Rev. Martin Luther King Jr. was born on this date 84 years ago — though the nation won’t celebrate the King holiday until Monday — but maybe the most gratifying element of his legacy is that King Day is rapidly becoming a day across the nation when people commit themselves to the service of others.
From schools to corporations to municipalities, Americans will be using King’s birthday to recognize that each of us needs to further dedicate ourselves to helping others. Selfless service was not only a fundamental ingredient in King’s life, it is also an essential element in the Christian religion that King dedicated his life to as a Baptist preacher.
The edict to “love your neighbor as yourself” is one of the defining principles of Christianity — though many modern Christians have moved far away from that ideal.
King once said, “Life’s most persistent and urgent question is, ‘What are you doing for others?’ ”

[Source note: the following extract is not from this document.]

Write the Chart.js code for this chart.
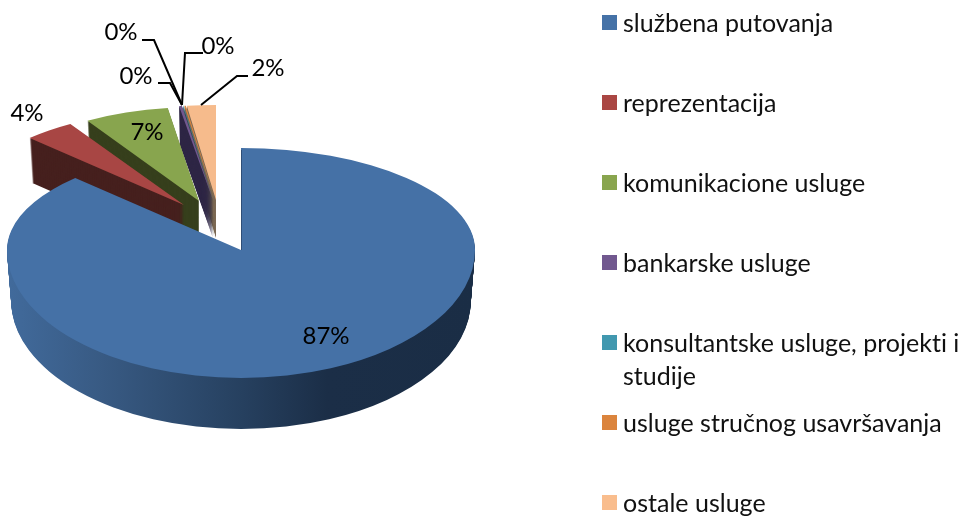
<!DOCTYPE html>
<html><head><meta charset="utf-8">
<style>html,body{margin:0;padding:0;background:#fff}canvas{display:block}</style>
<script src="https://cdn.jsdelivr.net/npm/chart.js@4"></script>
</head><body><canvas id="c" width="961" height="517"></canvas>
<script>
const categories = ['službena putovanja','reprezentacija','komunikacione usluge','bankarske usluge','konsultantske usluge, projekti i studije','usluge stručnog usavršavanja','ostale usluge'];
const values = [87.49,3.8,6.4,0.2,0.03,0.1,2.0];
const valueLabels = ['87%','4%','7%','0%','0%','0%','2%'];

const topColors = ['#4571a6','#a84644','#88a54e','#71588f','#4198af','#db843d','#f6bb8c'];
const sideColors = [null,'#46201e','#363f1c','#2e2645','#1c4650','#7d6a55','#7d6a55'];
const legendColors = ['#4572a7','#aa4643','#89a54e','#71588f','#4198af','#db843d','#f9bd8d'];
/* per-slice projection on the page (3D tilt and explosion) */
const tilt = [
 {ax:241,ay:250,rx:234,ryU:102,ryD:128,depth:51},
 {ax:184,ay:205,rx:218,ryU:95,ryD:95,depth:45},
 {ax:199,ay:201,rx:214,ryU:94,ryD:94,depth:45},
 {ax:213,ay:200,rx:233,ryU:95,ryD:95,depth:38},
 {ax:214,ay:200,rx:233,ryU:95,ryD:95,depth:38},
 {ax:215,ay:200,rx:233,ryU:95,ryD:95,depth:38},
 {ax:216,ay:200,rx:233,ryU:95,ryD:95,depth:38}
];
const paintOrder = [6,5,4,3,2,1,0];
const labelPos = [[326,336],[27,113],[147,132],[136,76],[121,32],[218,46],[268,68]];
const leaders = [null,null,null,
 [[158,83],[170,83],[182,105]],
 [[142,40],[154,40],[182,105]],
 [[203,53],[185,53],[182,105]],
 [[248,76],[237,76],[201,105]]];
const legendY = [24,104,184,264,344,424,504];
const VALUE_FONT = '24px Lato, Carlito, "Open Sans", sans-serif';
const LEGEND_FONT = '25px Lato, Carlito, "Open Sans", sans-serif';

function paint(ctx, arc, g, dy, shrink, color){
  const R = arc.outerRadius, rx = g.rx*shrink;
  const bands = [[0,g.ay+dy,g.ryU],[g.ay+dy,517-(g.ay+dy),g.ryD]];
  bands.forEach(([y,h,ry])=>{
    ctx.save();
    ctx.beginPath(); ctx.rect(0,y,961,h); ctx.clip();
    ctx.translate(g.ax,g.ay+dy);
    ctx.scale(rx/R,ry/R);
    ctx.translate(-arc.x,-arc.y);
    const saved = arc.options;
    let fill = color;
    if (typeof color === 'function') fill = color(ctx,arc,g,rx,R);
    arc.options = Object.assign({},saved,{backgroundColor:fill,borderWidth:0});
    arc.draw(ctx);
    arc.options = saved;
    ctx.restore();
  });
}
function blueSide(ctx,arc,g,rx,R){
  const u = sx => arc.x+(sx-g.ax)*R/rx;
  const gr = ctx.createLinearGradient(u(10),0,u(476),0);
  gr.addColorStop(0,'#416a9b');
  gr.addColorStop(0.2,'#385a83');
  gr.addColorStop(0.5,'#26405f');
  gr.addColorStop(0.68,'#1b2e47');
  gr.addColorStop(1,'#1a2d45');
  return gr;
}
const pie3d = {
  id:'pie3d',
  beforeDatasetsDraw(chart){
    const ctx = chart.ctx, arcs = chart.getDatasetMeta(0).data;
    paintOrder.forEach(i=>{
      const g = tilt[i], arc = arcs[i];
      for(let d=g.depth;d>=1;d--){
        paint(ctx,arc,g,d,1-0.018*d/g.depth,i===0?blueSide:sideColors[i]);
      }
      paint(ctx,arc,g,0,1,topColors[i]);
    });
    const b = tilt[0];
    ctx.save();
    ctx.strokeStyle='rgba(30,50,80,0.55)'; ctx.lineWidth=1;
    ctx.beginPath(); ctx.moveTo(b.ax+0.5,b.ay-b.ryU+2); ctx.lineTo(b.ax+0.5,b.ay); ctx.stroke();
    ctx.restore();
    return false;
  },
  afterDraw(chart){
    const ctx = chart.ctx;
    ctx.save();
    ctx.strokeStyle='#000'; ctx.lineWidth=2;
    leaders.forEach(p=>{
      if(!p) return;
      ctx.beginPath();
      p.forEach(([x,y],k)=>k?ctx.lineTo(x,y):ctx.moveTo(x,y));
      ctx.stroke();
    });
    ctx.font=VALUE_FONT; ctx.fillStyle='#000'; ctx.textBaseline='middle'; ctx.textAlign='center';
    valueLabels.forEach((t,i)=>ctx.fillText(t,labelPos[i][0],labelPos[i][1]));
    ctx.font=LEGEND_FONT; ctx.textAlign='left';
    ctx.letterSpacing='0.01px';
    categories.forEach((t,i)=>{
      const y=legendY[i];
      ctx.fillStyle=legendColors[i]; ctx.fillRect(602,y-9,15,15);
      ctx.fillStyle='#111';
      if(t.length>32){
        const cut=t.lastIndexOf(' ');
        ctx.fillText(t.slice(0,cut),623,y);
        ctx.fillText(t.slice(cut+1),623,y+33);
      } else ctx.fillText(t,623,y);
    });
    ctx.restore();
  }
};
new Chart(document.getElementById('c'),{
  type:'pie',
  data:{labels:categories,datasets:[{data:values,backgroundColor:topColors,borderWidth:0}]},
  options:{responsive:false,animation:false,
    plugins:{legend:{display:false},tooltip:{enabled:false}}},
  plugins:[pie3d]
});
</script></body></html>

So it is only appropriate that doing for others has grown into a King Day tradition. Congress first made the connection in 1994 between the King holiday and the National Day of Service, calling on Americans to honor the man by doing something for others. The MLK Day of Service is the only federal holiday observed as a national day of service—seen as a “day on, not a day off.” It is part of United We Serve, the president’s national “call to service” initiative.
“It calls for Americans from all walks of life to work together to provide solutions to our most pressing national problems,” says the government website established for King Day. “The MLK Day of Service empowers individuals, strengthens communities, bridges barriers, creates solutions to social problems, and moves us closer to Dr. King’s vision of a ‘Beloved Community.’…The MLK Day of Service is a way to transform Rev. Dr. Martin Luther King, Jr.’s life and teachings into community action that helps solve social problems. That service may meet a tangible need, or it may meet a need of the spirit. On this day, Americans of every age and background celebrate Dr. King through service projects that strengthen communities, empower individuals, bridge barriers, and create solutions.”
On the government site, mlkday.gov, users can enter a ZIP code to find a long list of projects nearby.